=== What you need to do ===
Reproduce exactly, with no pictures, each line from the opening of the material down through the line containing "from matplotlib.patches import Rectangle".

=== Stored data ===
--- START ---

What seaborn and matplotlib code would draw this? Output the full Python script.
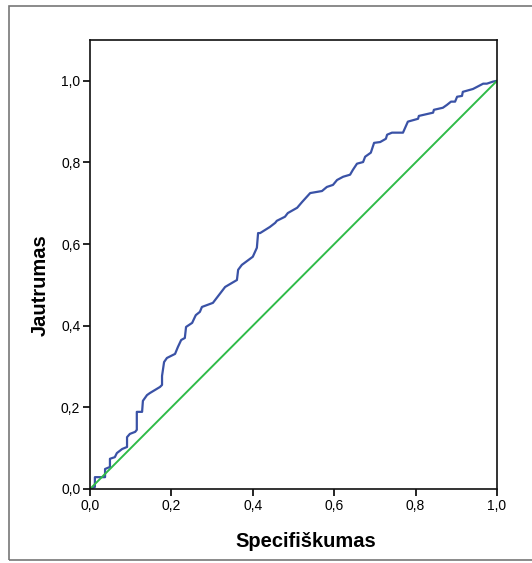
import matplotlib
matplotlib.use("Agg")
import matplotlib.pyplot as plt
import seaborn as sns
import pandas as pd
from matplotlib.patches import Rectangle

fpr = [0.0, 0.012, 0.012, 0.037, 0.037, 0.049, 0.049, 0.061, 0.066, 0.079,
       0.091, 0.091, 0.098, 0.111, 0.115, 0.115, 0.128, 0.130, 0.140, 0.147,
       0.172, 0.177, 0.177, 0.182, 0.189, 0.209, 0.216, 0.224, 0.233, 0.236,
       0.251, 0.258, 0.260, 0.270, 0.275, 0.302, 0.332, 0.349, 0.361, 0.364,
       0.373, 0.400, 0.410, 0.413, 0.418, 0.442, 0.455, 0.459, 0.479, 0.486,
       0.509, 0.521, 0.541, 0.570, 0.582, 0.597, 0.607, 0.622, 0.639, 0.646,
       0.656, 0.671, 0.676, 0.690, 0.698, 0.713, 0.727, 0.730, 0.742, 0.769,
       0.781, 0.806, 0.808, 0.843, 0.845, 0.867, 0.877, 0.887, 0.897, 0.902,
       0.914, 0.916, 0.941, 0.966, 0.975, 0.990, 1.0]
tpr = [0.0, 0.005, 0.029, 0.029, 0.049, 0.054, 0.074, 0.078, 0.088, 0.098,
       0.103, 0.127, 0.135, 0.140, 0.145, 0.189, 0.189, 0.216, 0.230, 0.235,
       0.250, 0.255, 0.277, 0.311, 0.321, 0.331, 0.348, 0.365, 0.370, 0.397,
       0.407, 0.422, 0.426, 0.434, 0.446, 0.456, 0.495, 0.505, 0.512, 0.537,
       0.549, 0.569, 0.591, 0.627, 0.627, 0.642, 0.652, 0.657, 0.667, 0.676,
       0.689, 0.703, 0.725, 0.730, 0.740, 0.745, 0.757, 0.765, 0.770, 0.782,
       0.797, 0.801, 0.814, 0.824, 0.848, 0.850, 0.858, 0.868, 0.873, 0.873,
       0.900, 0.907, 0.914, 0.922, 0.929, 0.934, 0.941, 0.949, 0.949, 0.961,
       0.963, 0.973, 0.980, 0.993, 0.993, 0.998, 1.0]
ref_x = [0.0, 1.0]
ref_y = [0.0, 1.0]
ticks = [0.0, 0.2, 0.4, 0.6, 0.8, 1.0]
tick_labels = ["0,0", "0,2", "0,4", "0,6", "0,8", "1,0"]

sns.set_style("ticks")
plt.rcParams["font.family"] = ["Liberation Sans", "DejaVu Sans"]

fig = plt.figure(figsize=(5.32, 5.63), dpi=100)
fig.patches.append(Rectangle((8.5 / 532, 3 / 563), 1.0, (554) / 563,
                             transform=fig.transFigure, fill=False,
                             edgecolor="#777777", linewidth=1.2))
ax = fig.add_axes([90 / 532, 74 / 563, 407 / 532, 449 / 563])

roc = pd.DataFrame({"x": fpr, "y": tpr})
ref = pd.DataFrame({"x": ref_x, "y": ref_y})
sns.lineplot(data=roc, x="x", y="y", ax=ax, sort=False, estimator=None,
             color="#3a52a6", linewidth=1.6)
sns.lineplot(data=ref, x="x", y="y", ax=ax, sort=False, estimator=None,
             color="#2fbb48", linewidth=1.4)

ax.set_xlim(0, 1.0)
ax.set_ylim(0, 1.1)
ax.set_xticks(ticks)
ax.set_xticklabels(tick_labels)
ax.set_yticks(ticks)
ax.set_yticklabels(tick_labels)
ax.tick_params(direction="out", length=5, width=1.2, labelsize=10,
               colors="#000000", pad=2)
for s in ax.spines.values():
    s.set_visible(True)
    s.set_color("#111111")
    s.set_linewidth(1.2)

ax.set_xlabel("Specifiškumas", fontsize=14.5, fontweight="bold", color="black")
ax.set_ylabel("Jautrumas", fontsize=14.5, fontweight="bold", color="black")
ax.xaxis.set_label_coords(0.53, -0.095)
ax.yaxis.set_label_coords(-0.098, 0.454)

fig.savefig("out.png", dpi=100)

--- END ---

=== Final result ===
What seaborn and matplotlib code would draw this? Output the full Python script.
import matplotlib
matplotlib.use("Agg")
import matplotlib.pyplot as plt
import seaborn as sns
import pandas as pd
from matplotlib.patches import Rectangle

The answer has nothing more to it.